◆ **DESCRIPTION OF THE TASK**: Copy nothing but the stretch that opens with the line containing "Reproduce this chart with Apache ECharts." and closes with the line containing "const fmt = v". Keep pictures out.

--- START ---

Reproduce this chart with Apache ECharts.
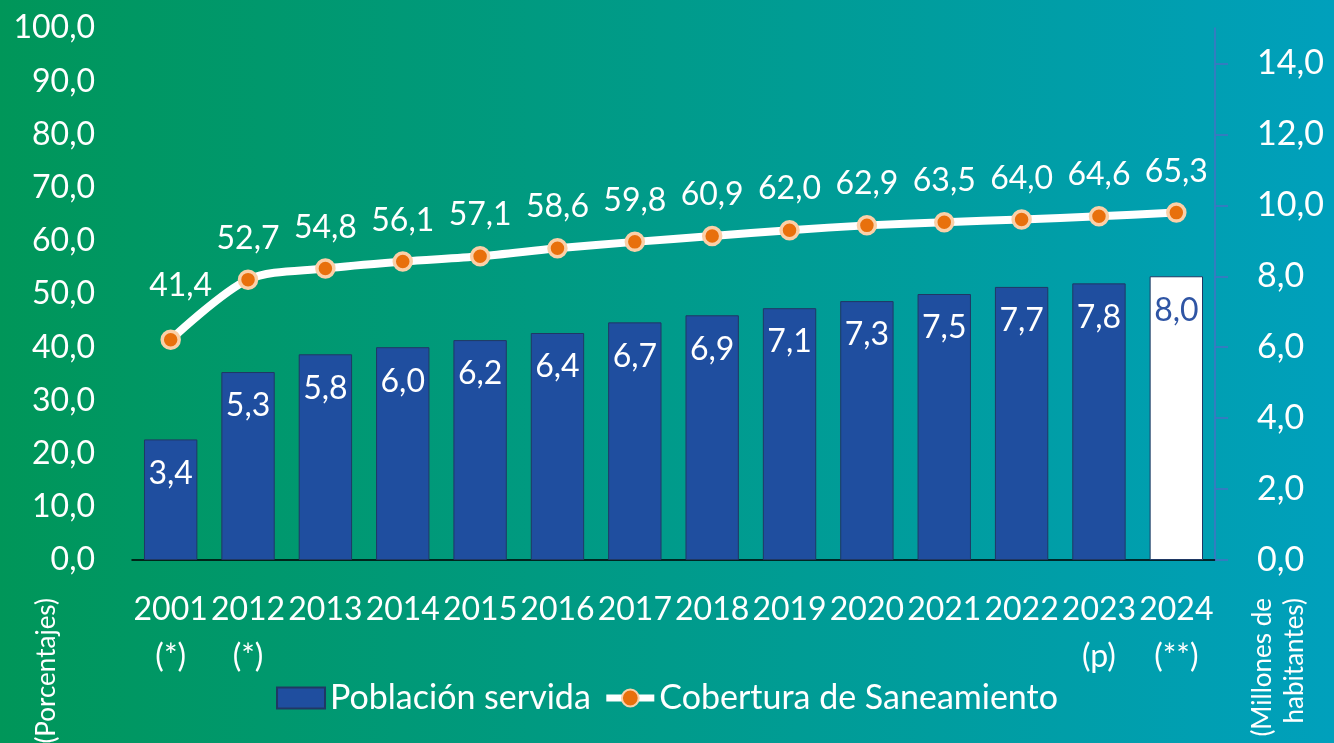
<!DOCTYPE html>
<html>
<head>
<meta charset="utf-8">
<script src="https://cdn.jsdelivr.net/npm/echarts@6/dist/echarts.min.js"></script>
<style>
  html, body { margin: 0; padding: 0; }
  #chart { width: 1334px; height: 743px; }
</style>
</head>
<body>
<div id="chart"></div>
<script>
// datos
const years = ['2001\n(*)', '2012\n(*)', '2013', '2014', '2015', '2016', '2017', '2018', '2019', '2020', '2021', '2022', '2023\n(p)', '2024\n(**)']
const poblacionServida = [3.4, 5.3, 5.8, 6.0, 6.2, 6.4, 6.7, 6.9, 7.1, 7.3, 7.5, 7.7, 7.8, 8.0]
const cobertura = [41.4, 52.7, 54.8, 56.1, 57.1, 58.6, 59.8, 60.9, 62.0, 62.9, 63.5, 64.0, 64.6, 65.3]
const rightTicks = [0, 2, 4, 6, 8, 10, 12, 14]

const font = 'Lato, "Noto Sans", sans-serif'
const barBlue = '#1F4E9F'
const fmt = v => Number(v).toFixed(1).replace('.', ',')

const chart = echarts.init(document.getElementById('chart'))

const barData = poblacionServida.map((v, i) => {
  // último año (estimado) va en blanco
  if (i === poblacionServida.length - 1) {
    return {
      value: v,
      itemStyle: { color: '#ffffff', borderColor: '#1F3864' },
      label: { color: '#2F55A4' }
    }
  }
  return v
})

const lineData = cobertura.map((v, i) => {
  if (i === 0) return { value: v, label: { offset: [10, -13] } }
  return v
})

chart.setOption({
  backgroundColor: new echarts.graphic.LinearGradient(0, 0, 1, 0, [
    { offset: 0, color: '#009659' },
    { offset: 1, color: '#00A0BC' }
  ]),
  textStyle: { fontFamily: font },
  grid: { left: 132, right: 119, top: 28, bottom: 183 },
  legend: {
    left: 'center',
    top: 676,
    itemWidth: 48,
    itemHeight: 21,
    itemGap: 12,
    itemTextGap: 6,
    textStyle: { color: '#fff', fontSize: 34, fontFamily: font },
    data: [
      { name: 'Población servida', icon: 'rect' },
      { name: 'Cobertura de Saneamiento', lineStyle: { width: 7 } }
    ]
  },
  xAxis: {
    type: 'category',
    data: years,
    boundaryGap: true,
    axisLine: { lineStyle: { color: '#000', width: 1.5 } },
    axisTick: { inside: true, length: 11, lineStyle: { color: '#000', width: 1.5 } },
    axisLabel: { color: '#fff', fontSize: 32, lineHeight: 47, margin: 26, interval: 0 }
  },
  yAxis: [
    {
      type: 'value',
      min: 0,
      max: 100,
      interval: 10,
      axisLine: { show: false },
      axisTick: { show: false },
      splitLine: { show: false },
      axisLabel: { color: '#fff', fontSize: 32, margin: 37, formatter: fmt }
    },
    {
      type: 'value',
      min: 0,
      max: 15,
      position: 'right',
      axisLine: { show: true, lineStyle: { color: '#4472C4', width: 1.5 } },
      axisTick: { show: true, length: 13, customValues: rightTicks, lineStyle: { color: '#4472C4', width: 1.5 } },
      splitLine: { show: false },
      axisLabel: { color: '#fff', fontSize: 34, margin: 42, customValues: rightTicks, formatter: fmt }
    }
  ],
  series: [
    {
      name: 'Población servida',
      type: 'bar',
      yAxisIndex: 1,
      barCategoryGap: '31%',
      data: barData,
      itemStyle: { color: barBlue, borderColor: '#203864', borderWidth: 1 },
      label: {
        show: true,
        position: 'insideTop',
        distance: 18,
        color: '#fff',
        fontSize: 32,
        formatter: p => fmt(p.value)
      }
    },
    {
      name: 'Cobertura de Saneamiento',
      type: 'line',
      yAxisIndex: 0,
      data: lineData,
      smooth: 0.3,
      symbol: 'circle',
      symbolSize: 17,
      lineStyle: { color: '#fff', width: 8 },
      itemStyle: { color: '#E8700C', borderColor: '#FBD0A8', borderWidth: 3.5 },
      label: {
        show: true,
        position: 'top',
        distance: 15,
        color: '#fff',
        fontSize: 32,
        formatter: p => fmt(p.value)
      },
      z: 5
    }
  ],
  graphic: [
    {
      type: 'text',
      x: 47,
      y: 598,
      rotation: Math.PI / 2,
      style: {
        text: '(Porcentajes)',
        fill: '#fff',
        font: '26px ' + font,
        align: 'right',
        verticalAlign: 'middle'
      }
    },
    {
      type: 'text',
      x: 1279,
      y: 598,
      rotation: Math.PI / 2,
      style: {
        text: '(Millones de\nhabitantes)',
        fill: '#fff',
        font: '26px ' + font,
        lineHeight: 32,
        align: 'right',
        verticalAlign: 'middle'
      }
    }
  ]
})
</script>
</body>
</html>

--- END ---
--- START ---

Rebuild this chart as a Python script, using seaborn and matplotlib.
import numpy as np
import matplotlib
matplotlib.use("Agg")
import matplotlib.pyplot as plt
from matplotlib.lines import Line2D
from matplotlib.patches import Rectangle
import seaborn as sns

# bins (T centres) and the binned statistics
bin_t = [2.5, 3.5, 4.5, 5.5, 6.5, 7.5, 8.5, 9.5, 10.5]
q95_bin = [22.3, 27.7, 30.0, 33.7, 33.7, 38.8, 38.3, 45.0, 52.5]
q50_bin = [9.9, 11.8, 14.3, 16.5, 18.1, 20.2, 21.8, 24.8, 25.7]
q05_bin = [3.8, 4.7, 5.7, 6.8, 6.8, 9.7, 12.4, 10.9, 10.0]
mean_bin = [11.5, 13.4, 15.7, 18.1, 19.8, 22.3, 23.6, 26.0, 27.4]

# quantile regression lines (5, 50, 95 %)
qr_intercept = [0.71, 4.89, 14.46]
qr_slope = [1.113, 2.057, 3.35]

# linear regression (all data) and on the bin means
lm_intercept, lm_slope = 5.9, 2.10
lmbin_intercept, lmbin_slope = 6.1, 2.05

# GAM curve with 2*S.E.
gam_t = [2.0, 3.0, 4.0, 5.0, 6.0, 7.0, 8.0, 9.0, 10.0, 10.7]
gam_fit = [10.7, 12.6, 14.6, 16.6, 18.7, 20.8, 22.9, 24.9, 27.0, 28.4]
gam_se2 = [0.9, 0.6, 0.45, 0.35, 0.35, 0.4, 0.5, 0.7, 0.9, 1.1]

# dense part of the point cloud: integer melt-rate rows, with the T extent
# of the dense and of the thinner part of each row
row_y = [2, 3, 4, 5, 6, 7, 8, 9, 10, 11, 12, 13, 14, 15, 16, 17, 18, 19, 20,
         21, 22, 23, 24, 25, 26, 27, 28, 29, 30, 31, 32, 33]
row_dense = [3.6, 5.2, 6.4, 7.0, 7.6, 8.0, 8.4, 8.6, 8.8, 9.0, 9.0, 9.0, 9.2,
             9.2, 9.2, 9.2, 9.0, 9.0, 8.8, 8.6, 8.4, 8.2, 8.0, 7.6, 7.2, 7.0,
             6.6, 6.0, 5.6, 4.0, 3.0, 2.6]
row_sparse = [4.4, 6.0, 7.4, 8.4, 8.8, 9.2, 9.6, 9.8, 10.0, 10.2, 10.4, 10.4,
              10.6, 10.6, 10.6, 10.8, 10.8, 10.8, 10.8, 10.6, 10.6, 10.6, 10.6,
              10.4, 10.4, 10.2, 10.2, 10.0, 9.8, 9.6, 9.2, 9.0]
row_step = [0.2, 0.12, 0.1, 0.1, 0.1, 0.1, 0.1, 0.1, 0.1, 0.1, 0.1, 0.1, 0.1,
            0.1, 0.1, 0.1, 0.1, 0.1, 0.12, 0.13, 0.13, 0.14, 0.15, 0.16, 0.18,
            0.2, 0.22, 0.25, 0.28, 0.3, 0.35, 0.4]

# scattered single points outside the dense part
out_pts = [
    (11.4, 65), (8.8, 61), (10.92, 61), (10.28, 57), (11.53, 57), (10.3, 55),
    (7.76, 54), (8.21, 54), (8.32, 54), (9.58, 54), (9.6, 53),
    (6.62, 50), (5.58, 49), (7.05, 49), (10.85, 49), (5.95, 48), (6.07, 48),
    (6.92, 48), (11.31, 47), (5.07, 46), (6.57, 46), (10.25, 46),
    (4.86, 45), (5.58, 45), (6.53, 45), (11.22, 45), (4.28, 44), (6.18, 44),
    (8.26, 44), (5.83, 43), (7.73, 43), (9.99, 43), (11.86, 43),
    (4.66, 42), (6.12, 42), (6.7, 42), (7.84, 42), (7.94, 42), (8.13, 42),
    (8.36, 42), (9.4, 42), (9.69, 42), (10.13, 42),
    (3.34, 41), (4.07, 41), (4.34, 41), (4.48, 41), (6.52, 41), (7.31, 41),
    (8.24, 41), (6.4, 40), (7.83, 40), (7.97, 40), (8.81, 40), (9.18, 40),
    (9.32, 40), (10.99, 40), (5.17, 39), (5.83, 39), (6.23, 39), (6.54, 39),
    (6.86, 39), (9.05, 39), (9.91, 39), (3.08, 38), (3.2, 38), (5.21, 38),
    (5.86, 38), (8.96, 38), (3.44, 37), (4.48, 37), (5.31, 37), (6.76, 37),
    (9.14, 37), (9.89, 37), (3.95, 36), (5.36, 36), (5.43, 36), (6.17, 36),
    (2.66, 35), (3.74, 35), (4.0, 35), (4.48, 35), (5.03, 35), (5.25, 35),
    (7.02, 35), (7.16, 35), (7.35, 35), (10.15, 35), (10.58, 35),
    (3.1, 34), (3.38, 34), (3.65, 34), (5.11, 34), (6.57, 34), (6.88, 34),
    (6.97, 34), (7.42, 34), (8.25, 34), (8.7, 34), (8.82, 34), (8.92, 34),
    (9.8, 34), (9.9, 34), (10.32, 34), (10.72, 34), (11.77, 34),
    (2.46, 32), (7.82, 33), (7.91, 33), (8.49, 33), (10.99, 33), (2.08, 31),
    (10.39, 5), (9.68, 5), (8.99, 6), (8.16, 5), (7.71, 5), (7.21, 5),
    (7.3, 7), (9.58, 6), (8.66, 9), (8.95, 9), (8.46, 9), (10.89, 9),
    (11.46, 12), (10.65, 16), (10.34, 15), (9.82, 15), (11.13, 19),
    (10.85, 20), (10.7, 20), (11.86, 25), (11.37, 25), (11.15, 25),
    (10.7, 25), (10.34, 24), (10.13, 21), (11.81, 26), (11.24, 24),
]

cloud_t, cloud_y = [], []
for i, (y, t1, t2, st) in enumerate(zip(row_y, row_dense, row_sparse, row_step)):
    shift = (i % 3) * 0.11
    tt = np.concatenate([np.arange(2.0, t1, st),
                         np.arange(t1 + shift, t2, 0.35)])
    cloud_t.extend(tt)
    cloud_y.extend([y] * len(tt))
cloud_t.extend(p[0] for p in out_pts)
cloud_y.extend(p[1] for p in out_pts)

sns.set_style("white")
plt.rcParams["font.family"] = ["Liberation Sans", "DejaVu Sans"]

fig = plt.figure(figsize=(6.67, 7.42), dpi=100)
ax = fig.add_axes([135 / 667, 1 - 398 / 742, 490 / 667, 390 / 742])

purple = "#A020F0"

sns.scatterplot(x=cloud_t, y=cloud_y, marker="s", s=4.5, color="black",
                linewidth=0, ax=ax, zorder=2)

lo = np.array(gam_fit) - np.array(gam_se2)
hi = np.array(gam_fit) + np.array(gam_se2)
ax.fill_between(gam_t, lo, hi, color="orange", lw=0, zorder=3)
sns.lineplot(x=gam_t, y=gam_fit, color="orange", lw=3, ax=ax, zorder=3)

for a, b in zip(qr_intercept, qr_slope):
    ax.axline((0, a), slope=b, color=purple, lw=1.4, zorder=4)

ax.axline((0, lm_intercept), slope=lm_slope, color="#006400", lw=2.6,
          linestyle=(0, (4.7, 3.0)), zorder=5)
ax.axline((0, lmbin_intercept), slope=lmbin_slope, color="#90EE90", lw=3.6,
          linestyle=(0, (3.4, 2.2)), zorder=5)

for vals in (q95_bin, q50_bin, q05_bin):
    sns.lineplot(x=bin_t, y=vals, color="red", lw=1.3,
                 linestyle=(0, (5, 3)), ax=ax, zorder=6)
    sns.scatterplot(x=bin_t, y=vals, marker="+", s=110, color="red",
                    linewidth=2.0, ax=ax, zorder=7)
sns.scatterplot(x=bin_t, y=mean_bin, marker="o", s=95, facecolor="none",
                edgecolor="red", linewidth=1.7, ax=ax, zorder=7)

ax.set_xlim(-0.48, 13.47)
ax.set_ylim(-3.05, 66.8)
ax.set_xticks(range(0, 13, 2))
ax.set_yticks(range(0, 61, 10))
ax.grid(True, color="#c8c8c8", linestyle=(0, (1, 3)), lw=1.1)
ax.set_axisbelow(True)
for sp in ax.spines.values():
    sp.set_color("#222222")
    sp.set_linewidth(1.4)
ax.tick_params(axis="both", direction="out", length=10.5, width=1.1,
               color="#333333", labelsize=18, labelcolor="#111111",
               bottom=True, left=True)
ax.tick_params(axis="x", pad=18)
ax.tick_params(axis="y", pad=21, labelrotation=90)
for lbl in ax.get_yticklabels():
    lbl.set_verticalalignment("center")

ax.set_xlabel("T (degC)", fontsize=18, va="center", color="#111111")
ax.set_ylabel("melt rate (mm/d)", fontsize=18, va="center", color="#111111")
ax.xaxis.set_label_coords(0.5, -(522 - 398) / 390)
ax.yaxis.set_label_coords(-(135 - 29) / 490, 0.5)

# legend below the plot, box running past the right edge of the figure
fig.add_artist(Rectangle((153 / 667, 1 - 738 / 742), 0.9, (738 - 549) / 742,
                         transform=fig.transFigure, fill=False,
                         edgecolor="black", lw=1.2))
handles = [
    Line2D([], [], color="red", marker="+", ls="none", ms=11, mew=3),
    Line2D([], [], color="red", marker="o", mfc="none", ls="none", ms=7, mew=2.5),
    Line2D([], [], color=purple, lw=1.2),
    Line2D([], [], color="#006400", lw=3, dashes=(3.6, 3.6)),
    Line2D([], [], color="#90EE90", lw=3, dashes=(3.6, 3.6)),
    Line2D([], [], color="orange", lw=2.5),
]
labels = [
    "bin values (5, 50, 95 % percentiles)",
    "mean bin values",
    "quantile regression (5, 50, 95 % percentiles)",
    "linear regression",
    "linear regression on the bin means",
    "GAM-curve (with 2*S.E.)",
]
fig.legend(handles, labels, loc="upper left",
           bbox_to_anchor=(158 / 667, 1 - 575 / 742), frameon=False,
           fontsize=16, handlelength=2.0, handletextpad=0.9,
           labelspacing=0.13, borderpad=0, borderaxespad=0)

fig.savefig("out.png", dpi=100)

--- END ---

◆ **COMPLETED EXERCISE**:
Reproduce this chart with Apache ECharts.
<!DOCTYPE html>
<html>
<head>
<meta charset="utf-8">
<script src="https://cdn.jsdelivr.net/npm/echarts@6/dist/echarts.min.js"></script>
<style>
  html, body { margin: 0; padding: 0; }
  #chart { width: 1334px; height: 743px; }
</style>
</head>
<body>
<div id="chart"></div>
<script>
// datos
const years = ['2001\n(*)', '2012\n(*)', '2013', '2014', '2015', '2016', '2017', '2018', '2019', '2020', '2021', '2022', '2023\n(p)', '2024\n(**)']
const poblacionServida = [3.4, 5.3, 5.8, 6.0, 6.2, 6.4, 6.7, 6.9, 7.1, 7.3, 7.5, 7.7, 7.8, 8.0]
const cobertura = [41.4, 52.7, 54.8, 56.1, 57.1, 58.6, 59.8, 60.9, 62.0, 62.9, 63.5, 64.0, 64.6, 65.3]
const rightTicks = [0, 2, 4, 6, 8, 10, 12, 14]

const font = 'Lato, "Noto Sans", sans-serif'
const barBlue = '#1F4E9F'
const fmt = v => Number(v).toFixed(1).replace('.', ',')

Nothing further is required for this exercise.